◆ SET EXERCISE
Line by line, repeat the data below exactly, beginning at the first line and ending at the line with "0.39, 0.22, 0.27, 0.05, 0.56, 0.56, 0.14, 2.55, 1.63, 1.13];". Omit pictures.

◆ INFORMATION SHOWN
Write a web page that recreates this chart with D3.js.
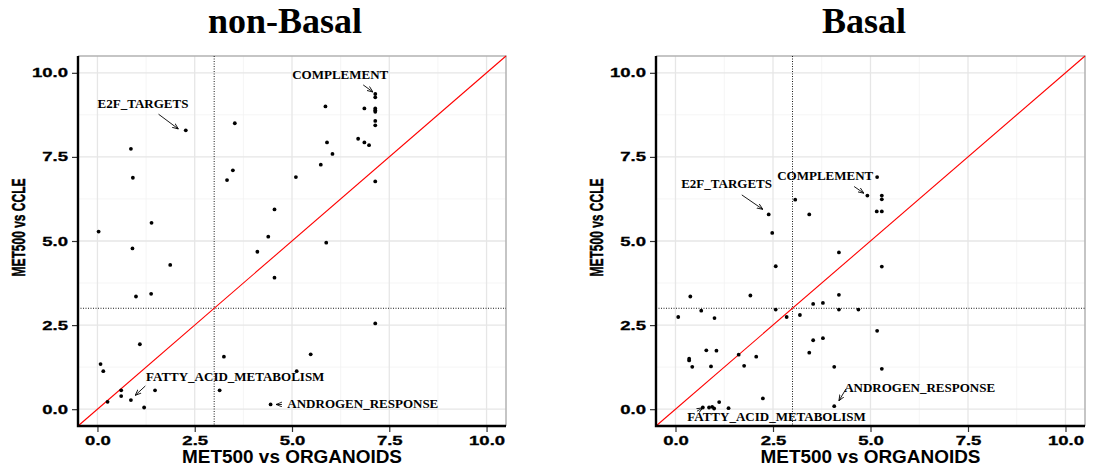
<!DOCTYPE html>
<html>
<head>
<meta charset="utf-8">
<script src="https://cdn.jsdelivr.net/npm/d3@7"></script>
<style>
  body { margin: 0; background: #fff; }
  svg { display: block; }
</style>
</head>
<body>
<svg id="chart" width="1094" height="468"></svg>
<script>
// values
const tickValues = [0, 2.5, 5, 7.5, 10];
const minorTicks = [1.25, 3.75, 6.25, 8.75];
const cutoff = 3;

const nonBasalX = [2.27, 0.86, 0.91, 1.39, 0.03, 0.90, 3.53, 3.48, 3.33, 4.55, 4.39,
  7.14, 7.14, 7.14, 7.14, 7.14, 7.14, 7.14, 5.86, 6.86, 5.90, 6.04, 6.70, 6.86, 6.98,
  5.74, 5.10, 7.14, 5.88, 1.87, 0.99, 1.38, 4.11, 4.55, 1.09, 0.08, 0.15, 3.25, 0.61,
  0.61, 0.26, 0.86, 1.20, 1.48, 3.14, 4.45, 7.14, 5.48, 5.12];
const nonBasalY = [8.29, 7.74, 6.88, 5.54, 5.28, 4.78, 8.50, 7.10, 6.81, 5.94, 5.13,
  9.37, 9.27, 8.94, 8.89, 8.84, 8.57, 8.44, 9.00, 8.94, 7.93, 7.59, 8.04, 7.93, 7.85,
  7.27, 6.90, 6.77, 4.95, 4.29, 3.35, 3.43, 4.68, 3.91, 1.93, 1.34, 1.13, 1.56, 0.56,
  0.39, 0.22, 0.27, 0.05, 0.56, 0.56, 0.14, 2.55, 1.63, 1.13];

const basalX = [2.39, 2.48, 2.57, 3.07, 3.43, 4.19, 0.38, 1.92, 4.19, 5.17, 4.92,
  5.29, 5.29, 5.16, 5.29, 5.29, 0.07, 0.66, 1.00, 2.57, 2.85, 3.19, 3.53, 3.78, 4.19,
  4.69, 0.79, 1.05, 0.35, 0.35, 0.43, 0.91, 1.62, 1.76, 2.07, 3.43, 3.53, 3.78, 4.07,
  2.24, 4.07, 0.70, 0.86, 0.94, 0.99, 1.12, 1.36, 5.17, 5.29];
const basalY = [5.79, 5.24, 4.25, 6.23, 5.79, 4.66, 3.35, 3.38, 3.40, 6.90, 6.35,
  6.35, 6.24, 5.88, 5.88, 4.24, 2.74, 2.93, 2.71, 2.96, 2.74, 2.80, 3.13, 3.16, 2.96,
  2.96, 1.75, 1.74, 1.50, 1.45, 1.26, 1.27, 1.62, 1.29, 1.56, 1.68, 2.05, 2.11, 1.26,
  0.32, 0.09, 0.05, 0.05, 0.07, 0.02, 0.21, 0.03, 2.33, 1.20];

const labelNames = ["E2F_TARGETS", "COMPLEMENT", "FATTY_ACID_METABOLISM", "ANDROGEN_RESPONSE"];
const nonBasalLabelX = [1.17, 6.24, 3.54, 6.82];
const nonBasalLabelY = [9.07, 9.94, 0.96, 0.17];
const nonBasalArrowFrom = [[1.57, 8.77], [6.83, 9.64], [1.23, 0.69], [4.74, 0.14]];
const nonBasalArrowTo = [[2.08, 8.33], [7.08, 9.43], [0.97, 0.41], [4.59, 0.14]];
const basalLabelX = [1.31, 3.84, 2.59, 6.26];
const basalLabelY = [6.69, 6.93, -0.23, 0.65];
const basalArrowFrom = [[1.70, 6.37], [4.58, 6.62], [0.55, -0.06], [4.37, 0.60]];
const basalArrowTo = [[2.24, 5.94], [4.83, 6.42], [0.70, 0.04], [4.19, 0.25]];

const panels = [
  { title: "non-Basal", xs: nonBasalX, ys: nonBasalY, lx: nonBasalLabelX, ly: nonBasalLabelY,
    from: nonBasalArrowFrom, to: nonBasalArrowTo, left: 78, right: 506, titleX: 285, yTitleX: 18 },
  { title: "Basal", xs: basalX, ys: basalY, lx: basalLabelX, ly: basalLabelY,
    from: basalArrowFrom, to: basalArrowTo, left: 656, right: 1085, titleX: 864, yTitleX: 596 }
];

const plotTop = 56, plotBottom = 426;
const svg = d3.select("#chart");

svg.append("defs").append("marker")
  .attr("id", "arrow")
  .attr("viewBox", "0 0 10 10")
  .attr("refX", 10).attr("refY", 5)
  .attr("markerWidth", 6).attr("markerHeight", 6)
  .attr("markerUnits", "userSpaceOnUse")
  .attr("orient", "auto")
  .append("path")
  .attr("d", "M0,1 L10,5 L0,9")
  .attr("fill", "none")
  .attr("stroke", "#000")
  .attr("stroke-width", 1.4);

// stretch tick text sideways like the reference
function widen(sel, k) {
  sel.each(function () {
    const w = this.getComputedTextLength();
    d3.select(this).attr("textLength", w * k).attr("lengthAdjust", "spacingAndGlyphs");
  });
}

panels.forEach(p => {
  const x = d3.scaleLinear().domain([-0.5, 10.5]).range([p.left, p.right]);
  const y = d3.scaleLinear().domain([-0.5, 10.5]).range([plotBottom, plotTop]);
  const g = svg.append("g");

  // grid
  g.selectAll(".minx").data(minorTicks).join("line")
    .attr("x1", d => x(d)).attr("x2", d => x(d)).attr("y1", plotTop).attr("y2", plotBottom)
    .attr("stroke", "#f2f2f2").attr("stroke-width", 0.8);
  g.selectAll(".miny").data(minorTicks).join("line")
    .attr("y1", d => y(d)).attr("y2", d => y(d)).attr("x1", p.left).attr("x2", p.right)
    .attr("stroke", "#f2f2f2").attr("stroke-width", 0.8);
  g.selectAll(".majx").data(tickValues).join("line")
    .attr("x1", d => x(d)).attr("x2", d => x(d)).attr("y1", plotTop).attr("y2", plotBottom)
    .attr("stroke", "#e6e6e6").attr("stroke-width", 1.3);
  g.selectAll(".majy").data(tickValues).join("line")
    .attr("y1", d => y(d)).attr("y2", d => y(d)).attr("x1", p.left).attr("x2", p.right)
    .attr("stroke", "#e6e6e6").attr("stroke-width", 1.3);

  // border top/right
  g.append("path")
    .attr("d", `M${p.left},${plotTop}H${p.right}V${plotBottom}`)
    .attr("fill", "none").attr("stroke", "#b3b3b3").attr("stroke-width", 1.5);

  // cutoff lines
  g.append("line")
    .attr("x1", x(cutoff)).attr("x2", x(cutoff)).attr("y1", plotTop).attr("y2", plotBottom)
    .attr("stroke", "#000").attr("stroke-width", 0.9).attr("stroke-dasharray", "1,1.5");
  g.append("line")
    .attr("y1", y(cutoff)).attr("y2", y(cutoff)).attr("x1", p.left).attr("x2", p.right)
    .attr("stroke", "#000").attr("stroke-width", 0.9).attr("stroke-dasharray", "1,1.5");

  // identity line
  g.append("line")
    .attr("x1", x(-0.5)).attr("y1", y(-0.5)).attr("x2", x(10.5)).attr("y2", y(10.5))
    .attr("stroke", "#ff0000").attr("stroke-width", 1.1);

  // points
  g.selectAll(".pt").data(p.xs.map((v, i) => [v, p.ys[i]])).join("circle")
    .attr("cx", d => x(d[0])).attr("cy", d => y(d[1]))
    .attr("r", 1.9).attr("fill", "#000");

  // labels with arrows
  g.selectAll(".arr").data(labelNames.map((n, i) => [p.from[i], p.to[i]])).join("line")
    .attr("x1", d => x(d[0][0])).attr("y1", d => y(d[0][1]))
    .attr("x2", d => x(d[1][0])).attr("y2", d => y(d[1][1]))
    .attr("stroke", "#000").attr("stroke-width", 0.9)
    .attr("marker-end", "url(#arrow)");
  g.selectAll(".lab").data(labelNames).join("text")
    .attr("x", (d, i) => x(p.lx[i])).attr("y", (d, i) => y(p.ly[i]))
    .attr("dy", "0.33em")
    .attr("text-anchor", "middle")
    .style("font-family", "'Liberation Serif', 'Times New Roman', serif")
    .style("font-weight", "bold").style("font-size", "13px")
    .text(d => d);

  // axes
  const yAxis = g.append("g").attr("transform", `translate(${p.left},0)`)
    .call(d3.axisLeft(y).tickValues(tickValues).tickFormat(d3.format(".1f")).tickSize(6).tickPadding(4));
  const xAxis = g.append("g").attr("transform", `translate(0,${plotBottom})`)
    .call(d3.axisBottom(x).tickValues(tickValues).tickFormat(d3.format(".1f")).tickSize(6).tickPadding(4));
  [yAxis, xAxis].forEach(a => {
    a.select(".domain").remove();
    a.selectAll(".tick line").attr("stroke", "#333").attr("stroke-width", 1.2);
    a.selectAll(".tick text")
      .style("font-family", "'Liberation Sans', Arial, sans-serif")
      .style("font-weight", "bold").style("font-size", "12.5px").attr("fill", "#000")
      .attr("stroke", "#000").attr("stroke-width", 0.3);
    widen(a.selectAll(".tick text"), 1.48);
  });

  g.append("path")
    .attr("d", `M${p.left},${plotTop}V${plotBottom}H${p.right}`)
    .attr("fill", "none").attr("stroke", "#000").attr("stroke-width", 2.4);

  // titles
  svg.append("text")
    .attr("x", p.titleX).attr("y", 33)
    .attr("text-anchor", "middle")
    .style("font-family", "'Liberation Serif', 'Times New Roman', serif")
    .style("font-weight", "bold").style("font-size", "36px")
    .text(p.title);

  svg.append("text")
    .attr("x", (p.left + p.right) / 2).attr("y", 462.7)
    .attr("text-anchor", "middle")
    .attr("textLength", 220).attr("lengthAdjust", "spacingAndGlyphs")
    .style("font-family", "'Liberation Sans', Arial, sans-serif")
    .style("font-weight", "bold").style("font-size", "18px")
    .text("MET500 vs ORGANOIDS");

  svg.append("text")
    .attr("transform", `translate(${p.yTitleX + 7},227.5) rotate(-90)`)
    .attr("text-anchor", "middle")
    .attr("textLength", 98).attr("lengthAdjust", "spacingAndGlyphs")
    .attr("stroke", "#000").attr("stroke-width", 0.5)
    .style("font-family", "'Liberation Sans', Arial, sans-serif")
    .style("font-weight", "bold").style("font-size", "19px")
    .text("MET500 vs CCLE");
});
</script>
</body>
</html>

◆ RESULT FOR THIS EXERCISE
Write a web page that recreates this chart with D3.js.
<!DOCTYPE html>
<html>
<head>
<meta charset="utf-8">
<script src="https://cdn.jsdelivr.net/npm/d3@7"></script>
<style>
  body { margin: 0; background: #fff; }
  svg { display: block; }
</style>
</head>
<body>
<svg id="chart" width="1094" height="468"></svg>
<script>
// values
const tickValues = [0, 2.5, 5, 7.5, 10];
const minorTicks = [1.25, 3.75, 6.25, 8.75];
const cutoff = 3;

const nonBasalX = [2.27, 0.86, 0.91, 1.39, 0.03, 0.90, 3.53, 3.48, 3.33, 4.55, 4.39,
  7.14, 7.14, 7.14, 7.14, 7.14, 7.14, 7.14, 5.86, 6.86, 5.90, 6.04, 6.70, 6.86, 6.98,
  5.74, 5.10, 7.14, 5.88, 1.87, 0.99, 1.38, 4.11, 4.55, 1.09, 0.08, 0.15, 3.25, 0.61,
  0.61, 0.26, 0.86, 1.20, 1.48, 3.14, 4.45, 7.14, 5.48, 5.12];
const nonBasalY = [8.29, 7.74, 6.88, 5.54, 5.28, 4.78, 8.50, 7.10, 6.81, 5.94, 5.13,
  9.37, 9.27, 8.94, 8.89, 8.84, 8.57, 8.44, 9.00, 8.94, 7.93, 7.59, 8.04, 7.93, 7.85,
  7.27, 6.90, 6.77, 4.95, 4.29, 3.35, 3.43, 4.68, 3.91, 1.93, 1.34, 1.13, 1.56, 0.56,
  0.39, 0.22, 0.27, 0.05, 0.56, 0.56, 0.14, 2.55, 1.63, 1.13];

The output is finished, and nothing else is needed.